### SET EXERCISE
Repeat the listing word for word. No pictures belong in the copy.

### SOURCE DATA
━━━━━━━━━━━━━━━━━━━━━━━━━━━━━━
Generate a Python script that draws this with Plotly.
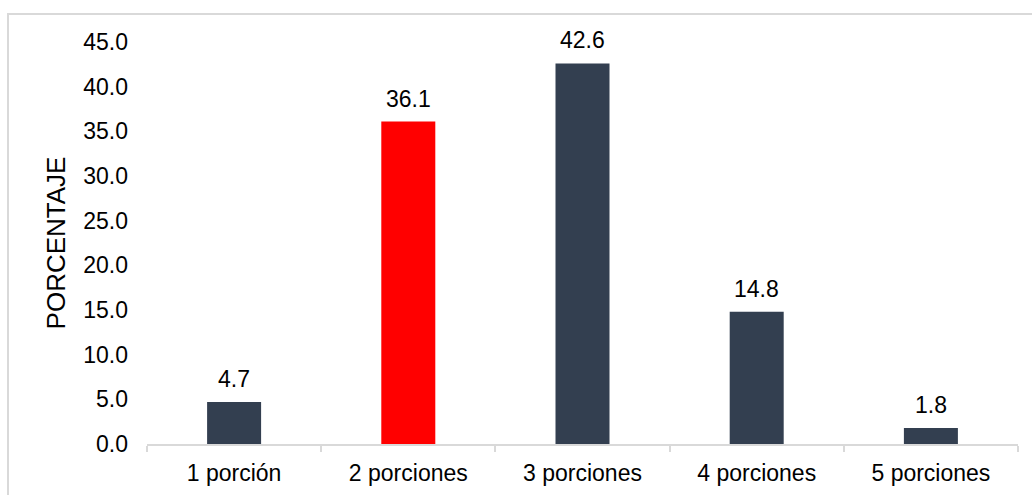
import plotly.graph_objects as go

categories = ["1 porción", "2 porciones", "3 porciones", "4 porciones", "5 porciones"]
values = [4.7, 36.1, 42.6, 14.8, 1.8]
bar_colors = ["#333F50", "#FF0000", "#333F50", "#333F50", "#333F50"]
y_ticks = [0, 5, 10, 15, 20, 25, 30, 35, 40, 45]

font_family = "Liberation Sans, Arial, sans-serif"
label_size = 23

fig = go.Figure(
    go.Bar(
        x=categories,
        y=values,
        marker=dict(color=bar_colors, line=dict(width=0)),
        width=0.31,
        hoverinfo="x+y",
    )
)

# value labels above each bar
for cat, v in zip(categories, values):
    fig.add_annotation(
        x=cat,
        y=v,
        text=f"{v:.1f}",
        showarrow=False,
        yanchor="middle",
        yshift=23,
        font=dict(size=label_size, color="#000000", family=font_family),
    )

fig.update_layout(
    width=1032,
    height=495,
    margin=dict(l=147, r=14, t=42, b=51, autoexpand=False),
    paper_bgcolor="white",
    plot_bgcolor="white",
    showlegend=False,
    font=dict(family=font_family, size=label_size, color="#000000"),
    xaxis=dict(
        automargin=False,
        showline=True,
        linecolor="#D9D9D9",
        linewidth=2,
        ticks="outside",
        tickson="boundaries",
        ticklen=6,
        tickcolor="#D9D9D9",
        tickwidth=2,
        showgrid=False,
        tickfont=dict(size=label_size),
        ticklabelstandoff=7,
    ),
    yaxis=dict(
        automargin=False,
        range=[0, 45],
        tickvals=y_ticks,
        ticktext=[f"{v:.1f}" for v in y_ticks],
        showgrid=False,
        showline=False,
        zeroline=False,
        ticks="",
        tickfont=dict(size=label_size),
        ticklabelstandoff=18,
        title=dict(text="PORCENTAJE", font=dict(size=26), standoff=10),
    ),
    shapes=[
        dict(
            type="rect",
            xref="paper",
            yref="paper",
            x0=-0.1596,
            x1=1.2,
            y0=-0.3,
            y1=1.0697,
            line=dict(color="#D9D9D9", width=2),
            fillcolor="rgba(0,0,0,0)",
            layer="below",
        )
    ],
)

fig.write_html("out.html")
━━━━━━━━━━━━━━━━━━━━━━━━━━━━━━
### RESPONSE FOR THIS EXERCISE
Generate a Python script that draws this with Plotly.
import plotly.graph_objects as go

categories = ["1 porción", "2 porciones", "3 porciones", "4 porciones", "5 porciones"]
values = [4.7, 36.1, 42.6, 14.8, 1.8]
bar_colors = ["#333F50", "#FF0000", "#333F50", "#333F50", "#333F50"]
y_ticks = [0, 5, 10, 15, 20, 25, 30, 35, 40, 45]

font_family = "Liberation Sans, Arial, sans-serif"
label_size = 23

fig = go.Figure(
    go.Bar(
        x=categories,
        y=values,
        marker=dict(color=bar_colors, line=dict(width=0)),
        width=0.31,
        hoverinfo="x+y",
    )
)

# value labels above each bar
for cat, v in zip(categories, values):
    fig.add_annotation(
        x=cat,
        y=v,
        text=f"{v:.1f}",
        showarrow=False,
        yanchor="middle",
        yshift=23,
        font=dict(size=label_size, color="#000000", family=font_family),
    )

fig.update_layout(
    width=1032,
    height=495,
    margin=dict(l=147, r=14, t=42, b=51, autoexpand=False),
    paper_bgcolor="white",
    plot_bgcolor="white",
    showlegend=False,
    font=dict(family=font_family, size=label_size, color="#000000"),
    xaxis=dict(
        automargin=False,
        showline=True,
        linecolor="#D9D9D9",
        linewidth=2,
        ticks="outside",
        tickson="boundaries",
        ticklen=6,
        tickcolor="#D9D9D9",
        tickwidth=2,
        showgrid=False,
        tickfont=dict(size=label_size),
        ticklabelstandoff=7,
    ),
    yaxis=dict(
        automargin=False,
        range=[0, 45],
        tickvals=y_ticks,
        ticktext=[f"{v:.1f}" for v in y_ticks],
        showgrid=False,
        showline=False,
        zeroline=False,
        ticks="",
        tickfont=dict(size=label_size),
        ticklabelstandoff=18,
        title=dict(text="PORCENTAJE", font=dict(size=26), standoff=10),
    ),
    shapes=[
        dict(
            type="rect",
            xref="paper",
            yref="paper",
            x0=-0.1596,
            x1=1.2,
            y0=-0.3,
            y1=1.0697,
            line=dict(color="#D9D9D9", width=2),
            fillcolor="rgba(0,0,0,0)",
            layer="below",
        )
    ],
)

fig.write_html("out.html")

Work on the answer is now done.